The coffee is down, but so still are you. You are only up at this hour because you supposedly prefer to add a morning freshness to one of your study blocks. (hmmmm...) Now you are driving to a halfway location between home and classes--it just happens to be Starbucks. Now you are there, but you are still feeling less then "morning fresh," so another coffee is in order. You then stumble through some text before heading to campus.

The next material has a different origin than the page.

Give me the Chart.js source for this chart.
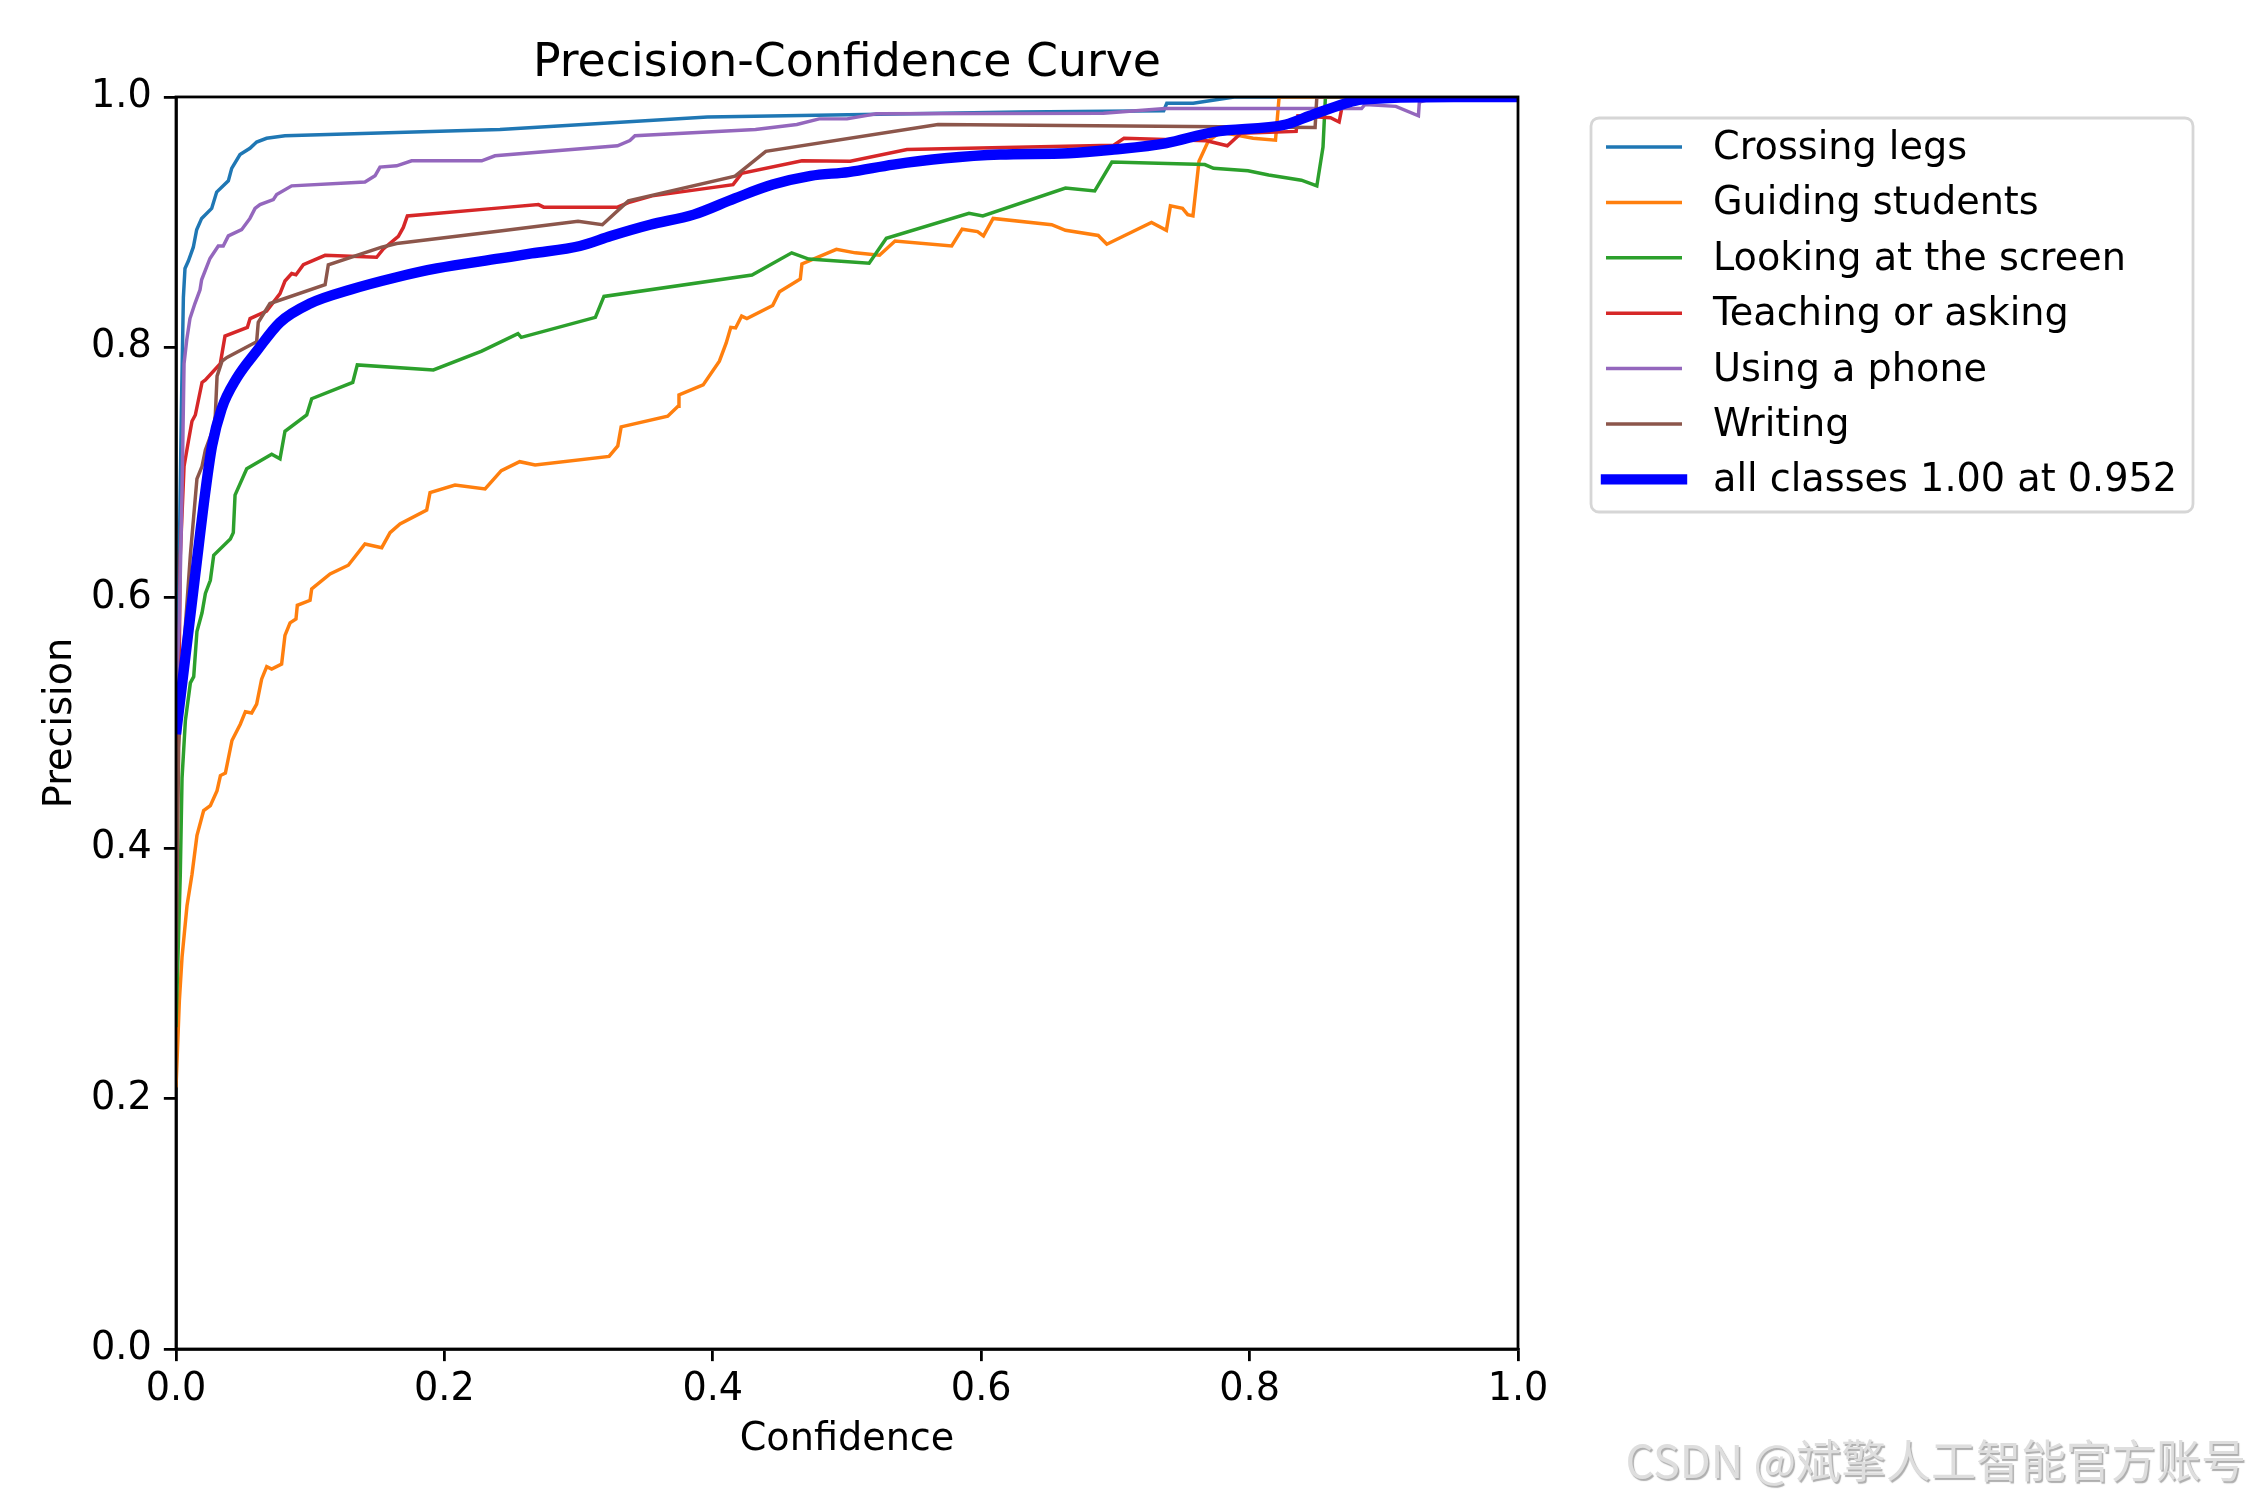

You finish your first class...
You now feel a little more "alive." Reaction time has doubled for normal physical movement. There is a spring in your step. It has become a simply charming morning! You contemplate your classes; what a nice combination they make! They seem to be very complimentary. Life is good! Who ever said fog was dreary really needs some coffee in the tank!
You start more reading...
You notice a little difficulty in keeping yourself still! That doubled reaction time is a bit more pronounced--or at least evolved into a bit of a nuisance. You begin to wonder if relaxation and coffee are antonyms; perhaps a little extra food to go with it might have been a good idea. Morning fresh is now starting to feel a bit like nervous twitch. Well, you think, what could be wrong? You're hungry of course. Perhaps your block of time for reading is about up. It's almost 11 a.m. and what a good time for lunch!
You are eating now...
The room is crowded. You attempt to play a careless part in the room's mixed bag of sociable, studious or just hungry students. Why is it so hard to do this? The line of travel taken by the chip in your hand to your mouth seems a bit more like a butterfly's. Half of the brown, non-sticky rice on your fork jumps off as if it was popping in a frypan. It will soon be over, you say. Until then, you had better act as unconcerned as possible--your knees will stop knocking soon enough.
You are headed for another class now...
It will be just a short walk; but the legs are working anyway. The stomach is a little less aggravated and the heart rate has slowed--at least you tell yourself that it has. There's Walt Whitman to discuss in class. Last time you discussed Walt Whitman, it was in a class notorious in your mind for the amount of sleep it provided you.
This class will be different; or at least today will.